The numbers should be 8 times the map size, e.g. width=512, height=512
gives a 64x64 map, and width=768, height=768
gives 96x96.
If CUDA runs out of memory, install xformers and add pipeline.enable_attention_slicing()
before calling the pipeline.
pipeline.enable_vae_slicing()
and pipeline.enable_sequential_cpu_offload()
may help as well for reducing memory cost.
Q: Is it necessary to train the entire VAE? Looks like the encoder can totally be skipped, only the decoding step is necessary.
A: It's not. The encoder is only slightly trained to guide the decoder, currently (for 64x64 models) only the decoder is fully trained.

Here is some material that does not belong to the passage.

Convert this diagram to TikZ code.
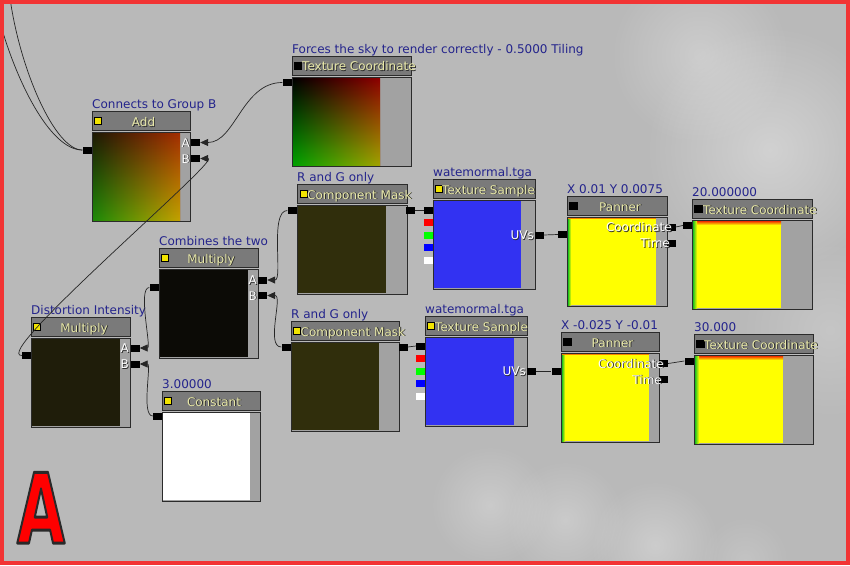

Q: Why take argmax of the generated wave, instead of using it as a prior distribution for WFC? It should make the result more accurate.
A: Because it doesn't work. It frequently generates impossible wave states, making WFC unsolvable (ㅠㅠㅠ)
Q: Why choose Starcraft as the target, comparing to other tile-based games?
A: It's only because I'm more familiar with starcraft. It would also be interesting for like RPG Maker and Super Mario Maker, but I would have no idea where to get the dataset.
Q: How is this algorithm related to quantum physics?
A: It's not. I named it wave function diffusion because Wave Function Collapse did it in the first place lmao
Q: You seriously wasted over three weeks of time to create a terrain generator for a dead game???
A: Well it's all blizz's fault for trashing their games, otherwise this could have been a great project
Q: This will replace game level designing jobs and make everyone jobless!!!!🤬🤬🤬
A: While I really don't think this thing'd be able to do it, at this point we should probably stop doing jobs and wait for our AI overlords to overtake us all
Q: Can this algorithm solve sudoku?
A: You should do it yourself. It's a game.